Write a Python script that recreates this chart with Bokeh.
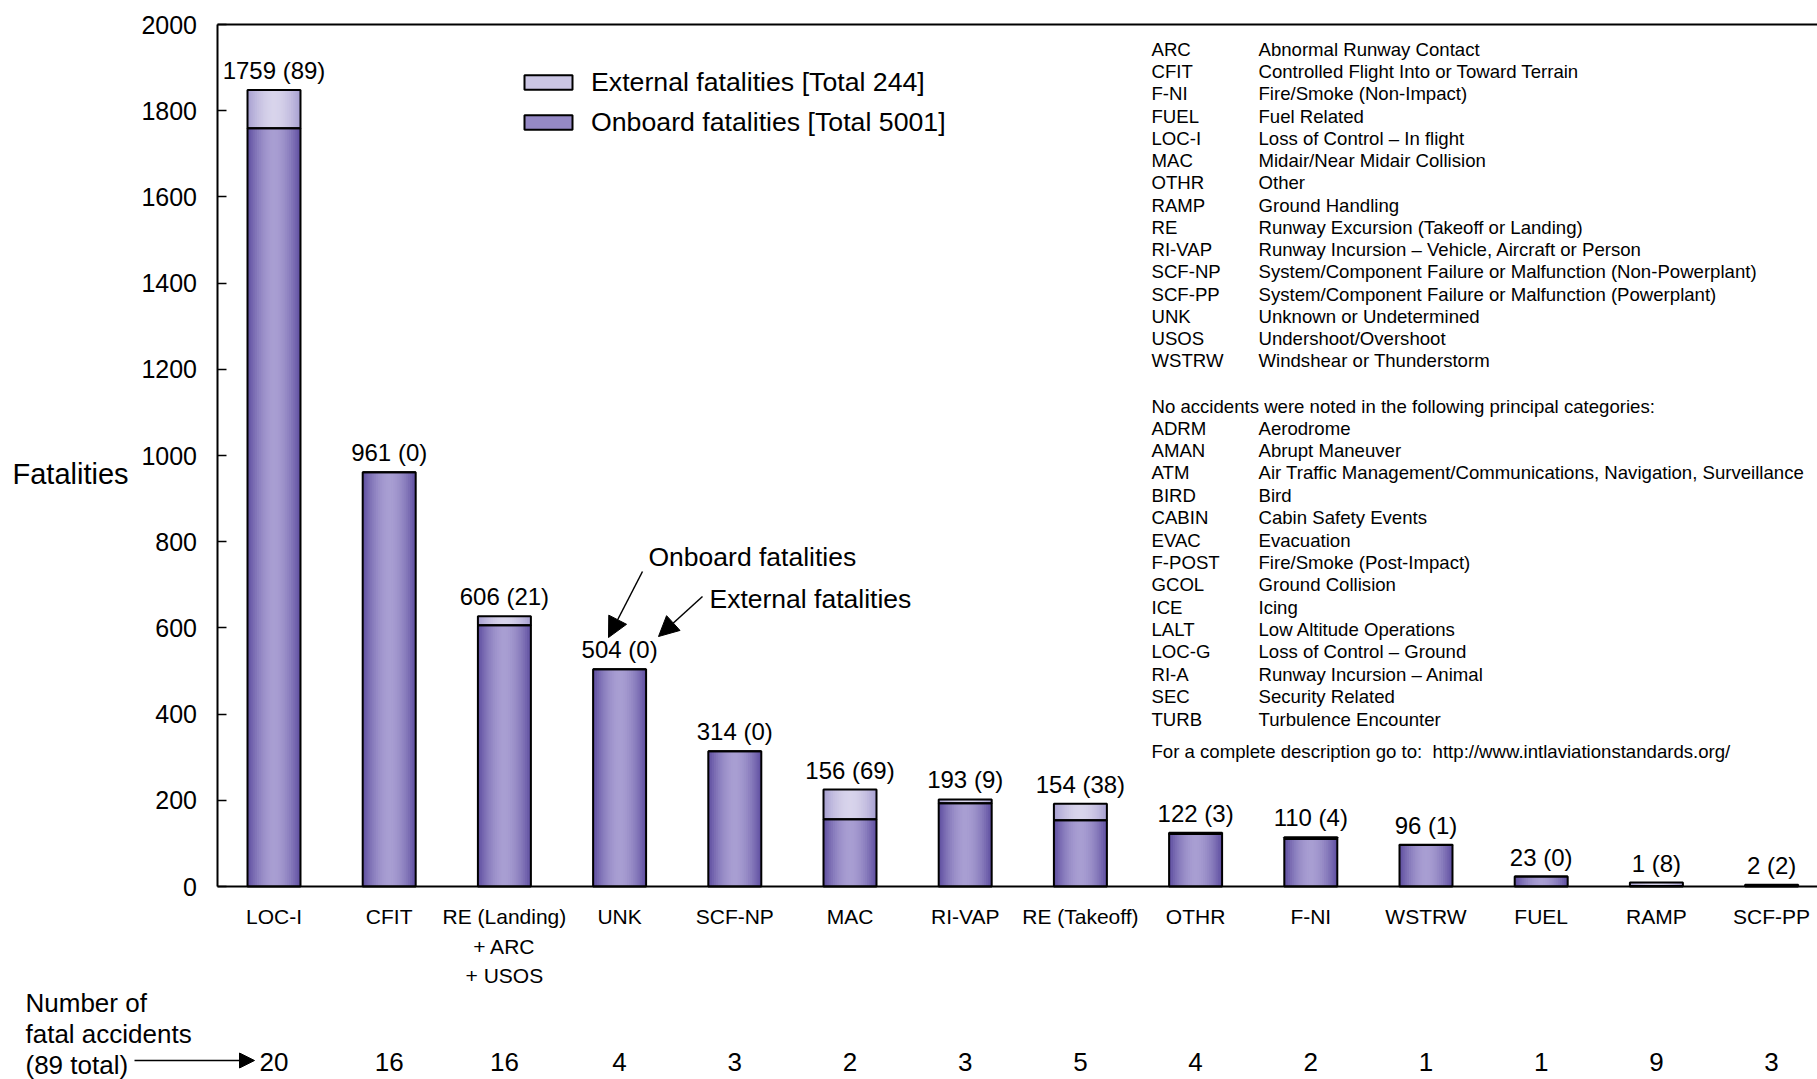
from bokeh.plotting import figure
from bokeh.models import (Range1d, FixedTicker, Label, LabelSet, ColumnDataSource,
                          Arrow, NormalHead, Legend, LegendItem, LinearAxis)
from bokeh.core.properties import value
from bokeh.embed import file_html
from bokeh.resources import INLINE

# ---------------- data ----------------
categories = ["LOC-I", "CFIT", "RE (Landing)", "UNK", "SCF-NP", "MAC", "RI-VAP",
              "RE (Takeoff)", "OTHR", "F-NI", "WSTRW", "FUEL", "RAMP", "SCF-PP"]
category_extra_lines = {2: ["+ ARC", "+ USOS"]}
onboard = [1759, 961, 606, 504, 314, 156, 193, 154, 122, 110, 96, 23, 1, 2]
external = [89, 0, 21, 0, 0, 69, 9, 38, 3, 4, 1, 0, 8, 2]
accidents = [20, 16, 16, 4, 3, 2, 3, 5, 4, 2, 1, 1, 9, 3]
y_ticks = [0, 200, 400, 600, 800, 1000, 1200, 1400, 1600, 1800, 2000]

codes_used = ["ARC", "CFIT", "F-NI", "FUEL", "LOC-I", "MAC", "OTHR", "RAMP", "RE",
              "RI-VAP", "SCF-NP", "SCF-PP", "UNK", "USOS", "WSTRW"]
desc_used = ["Abnormal Runway Contact", "Controlled Flight Into or Toward Terrain",
             "Fire/Smoke (Non-Impact)", "Fuel Related", "Loss of Control \u2013 In flight",
             "Midair/Near Midair Collision", "Other", "Ground Handling",
             "Runway Excursion (Takeoff or Landing)",
             "Runway Incursion \u2013 Vehicle, Aircraft or Person",
             "System/Component Failure or Malfunction (Non-Powerplant)",
             "System/Component Failure or Malfunction (Powerplant)",
             "Unknown or Undetermined", "Undershoot/Overshoot", "Windshear or Thunderstorm"]
codes_none = ["ADRM", "AMAN", "ATM", "BIRD", "CABIN", "EVAC", "F-POST", "GCOL", "ICE",
              "LALT", "LOC-G", "RI-A", "SEC", "TURB"]
desc_none = ["Aerodrome", "Abrupt Maneuver",
             "Air Traffic Management/Communications, Navigation, Surveillance", "Bird",
             "Cabin Safety Events", "Evacuation", "Fire/Smoke (Post-Impact)",
             "Ground Collision", "Icing", "Low Altitude Operations",
             "Loss of Control \u2013 Ground", "Runway Incursion \u2013 Animal",
             "Security Related", "Turbulence Encounter"]
none_header = "No accidents were noted in the following principal categories:"
footer = "For a complete description go to:\u00a0 http://www.intlaviationstandards.org/"

# ---------------- layout (frame = whole canvas) ----------------
FONT = value("Liberation Sans")
W, H = 1817, 1079
X0_PX, DX_PX = 273.5, 115.2          # centre of first bar, bar pitch
AX_PX, TOP_PX = 216.5, 24.0          # y-axis line, 2000 line (page px)
PX_PER_Y = (886.0 - TOP_PX) / 2000.0
BASE_PX = 886.0

def sx(px):
    return px

def sy(py):
    return H - py

n = len(categories)
xs = list(range(n))
totals = [a + b for a, b in zip(onboard, external)]

x_start = (0 - X0_PX) / DX_PX
x_end = (W - X0_PX) / DX_PX
x_axis0 = (AX_PX - X0_PX) / DX_PX
y_end = BASE_PX / PX_PER_Y
y_start = (BASE_PX - H) / PX_PER_Y

p = figure(width=W, height=H, output_backend="svg", toolbar_location=None,
           x_range=Range1d(x_start, x_end), y_range=Range1d(y_start, y_end),
           x_axis_type=None, y_axis_type=None, min_border=0)
p.outline_line_color = None
p.grid.visible = False

# ---------------- bars (gradient strips) ----------------
BW = 0.46
N = 14
on_edge, on_mid = (92, 76, 158), (168, 158, 210)
ex_edge, ex_mid = (166, 158, 208), (216, 212, 235)

def mix(c1, c2, t):
    return "#%02x%02x%02x" % tuple(int(round(a + (b - a) * t)) for a, b in zip(c1, c2))

src = ColumnDataSource(dict(x=xs, on=onboard, tot=totals))
on_mid_r = ex_mid_r = None
for k in range(N):
    r = 1 - (k + 0.5) / N
    t = 1 - r ** 1.8
    w = BW * (1 - k / N)
    ro = p.vbar(x="x", width=w, bottom=0, top="on", source=src,
                fill_color=mix(on_edge, on_mid, t), line_color=None)
    re_ = p.vbar(x="x", width=w, bottom="on", top="tot", source=src,
                 fill_color=mix(ex_edge, ex_mid, t), line_color=None)
    if k == N // 2:
        on_mid_r, ex_mid_r = ro, re_
on_out = p.vbar(x="x", width=BW, bottom=0, top="on", source=src,
                fill_color=None, line_color="black", line_width=2)
ex_out = p.vbar(x="x", width=BW, bottom="on", top="tot", source=src,
                fill_color=None, line_color="black", line_width=2)

# value labels
vsrc = ColumnDataSource(dict(x=xs, y=totals,
                             t=[f"{a} ({b})" for a, b in zip(onboard, external)]))
p.add_layout(LabelSet(x="x", y="y", text="t", source=vsrc, y_offset=11,
                      text_align="center", text_baseline="alphabetic",
                      text_font=FONT, text_font_size="24px", text_color="black"))

# ---------------- axes ----------------
ya = LinearAxis(fixed_location=x_axis0, bounds=(0, 2000), ticker=FixedTicker(ticks=y_ticks))
ya.axis_line_width = 2
ya.axis_line_color = "black"
ya.major_tick_in = 9
ya.major_tick_out = 0
ya.major_tick_line_width = 1.5
ya.minor_tick_line_color = None
ya.major_label_standoff = 20
ya.major_label_text_font = "Liberation Sans"
ya.major_label_text_font_size = "25px"
ya.major_label_text_color = "black"
p.add_layout(ya, "left")

xa = LinearAxis(fixed_location=0, bounds=(x_axis0, x_end), ticker=FixedTicker(ticks=xs))
xa.major_label_overrides = {i: c for i, c in enumerate(categories)}
xa.axis_line_width = 2
xa.axis_line_color = "black"
xa.major_tick_line_color = None
xa.minor_tick_line_color = None
xa.major_label_standoff = 12
xa.major_label_text_font = "Liberation Sans"
xa.major_label_text_font_size = "21px"
xa.major_label_text_color = "black"
p.add_layout(xa, "below")

ta = LinearAxis(fixed_location=2000, bounds=(x_axis0, x_end), ticker=FixedTicker(ticks=[]))
ta.axis_line_width = 2
ta.axis_line_color = "black"
ta.major_tick_line_color = None
ta.minor_tick_line_color = None
ta.major_label_text_font_size = "0px"
p.add_layout(ta, "above")

for i, lines in category_extra_lines.items():
    for j, ln in enumerate(lines):
        p.add_layout(Label(x=i, y=sy(946 + 29 * j), x_units="data", y_units="screen",
                           text=ln, text_align="center", text_baseline="middle",
                           text_font="Liberation Sans", text_font_size="21px",
                           text_color="black"))

p.add_layout(Label(x=sx(12), y=sy(473), x_units="screen", y_units="screen",
                   text="Fatalities", text_baseline="middle",
                   text_font="Liberation Sans", text_font_size="29px", text_color="black"))

# ---------------- accident counts ----------------
csrc = ColumnDataSource(dict(x=xs, t=[str(a) for a in accidents]))
p.add_layout(LabelSet(x="x", y=sy(1070), text="t", source=csrc, x_units="data",
                      y_units="screen", text_align="center", text_baseline="alphabetic",
                      text_font=FONT, text_font_size="26px", text_color="black"))
for j, ln in enumerate(["Number of", "fatal accidents", f"({sum(accidents)} total)"]):
    p.add_layout(Label(x=sx(25), y=sy(1002 + 31 * j), x_units="screen", y_units="screen",
                       text=ln, text_baseline="alphabetic",
                       text_font="Liberation Sans", text_font_size="26px",
                       text_color="black"))
p.add_layout(Arrow(x_start=sx(134), y_start=sy(1060), x_end=sx(254), y_end=sy(1060),
                   start_units="screen", end_units="screen", line_width=1.5,
                   end=NormalHead(size=15, fill_color="black", line_color="black")))

# ---------------- legend ----------------
legend = Legend(items=[
    LegendItem(label=f"External fatalities [Total {sum(external)}]", renderers=[ex_mid_r, ex_out]),
    LegendItem(label=f"Onboard fatalities [Total {sum(onboard)}]", renderers=[on_mid_r, on_out]),
], location=(sx(518), sy(142)), padding=0, margin=0, spacing=0,
    glyph_width=60, glyph_height=18, label_height=40, label_standoff=13,
    label_text_font="Liberation Sans", label_text_font_size="26.7px", label_text_color="black",
    border_line_color=None, background_fill_alpha=0)
p.add_layout(legend)

# ---------------- callouts ----------------
p.add_layout(Label(x=sx(648), y=sy(556), x_units="screen", y_units="screen",
                   text="Onboard fatalities", text_baseline="middle",
                   text_font="Liberation Sans", text_font_size="26.5px", text_color="black"))
p.add_layout(Label(x=sx(709), y=sy(598), x_units="screen", y_units="screen",
                   text="External fatalities", text_baseline="middle",
                   text_font="Liberation Sans", text_font_size="26.5px", text_color="black"))
p.add_layout(Arrow(x_start=sx(642), y_start=sy(571), x_end=sx(608), y_end=sy(637),
                   start_units="screen", end_units="screen", line_width=1.5,
                   end=NormalHead(size=20, fill_color="black", line_color="black")))
p.add_layout(Arrow(x_start=sx(702), y_start=sy(596), x_end=sx(658), y_end=sy(636),
                   start_units="screen", end_units="screen", line_width=1.5,
                   end=NormalHead(size=20, fill_color="black", line_color="black")))

# ---------------- category descriptions ----------------
CX, DXT = 1151, 1258
rows_x, rows_y, rows_t = [], [], []
for i, (c, d) in enumerate(zip(codes_used, desc_used)):
    y = sy(48.7 + 22.27 * i)
    rows_x += [sx(CX), sx(DXT)]
    rows_y += [y, y]
    rows_t += [c, d]
rows_x.append(sx(CX)); rows_y.append(sy(405.6)); rows_t.append(none_header)
for i, (c, d) in enumerate(zip(codes_none, desc_none)):
    y = sy(427.6 + 22.38 * i)
    rows_x += [sx(CX), sx(DXT)]
    rows_y += [y, y]
    rows_t += [c, d]
rows_x.append(sx(CX)); rows_y.append(sy(751)); rows_t.append(footer)
dsrc = ColumnDataSource(dict(x=rows_x, y=rows_y, t=rows_t))
p.add_layout(LabelSet(x="x", y="y", text="t", source=dsrc, x_units="screen",
                      y_units="screen", text_baseline="middle",
                      text_font=FONT, text_font_size="18.6px", text_color="black"))

open("out.html", "w").write(file_html(p, INLINE))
___
» **REQUIREMENT**: The lines from the start of the data through the line that contains "1600, 1800, 2000]" are to be returned exactly, please, with both ends included and every picture left out.

» **WRITTEN RESPONSE**:
Write a Python script that recreates this chart with Bokeh.
from bokeh.plotting import figure
from bokeh.models import (Range1d, FixedTicker, Label, LabelSet, ColumnDataSource,
                          Arrow, NormalHead, Legend, LegendItem, LinearAxis)
from bokeh.core.properties import value
from bokeh.embed import file_html
from bokeh.resources import INLINE

# ---------------- data ----------------
categories = ["LOC-I", "CFIT", "RE (Landing)", "UNK", "SCF-NP", "MAC", "RI-VAP",
              "RE (Takeoff)", "OTHR", "F-NI", "WSTRW", "FUEL", "RAMP", "SCF-PP"]
category_extra_lines = {2: ["+ ARC", "+ USOS"]}
onboard = [1759, 961, 606, 504, 314, 156, 193, 154, 122, 110, 96, 23, 1, 2]
external = [89, 0, 21, 0, 0, 69, 9, 38, 3, 4, 1, 0, 8, 2]
accidents = [20, 16, 16, 4, 3, 2, 3, 5, 4, 2, 1, 1, 9, 3]
y_ticks = [0, 200, 400, 600, 800, 1000, 1200, 1400, 1600, 1800, 2000]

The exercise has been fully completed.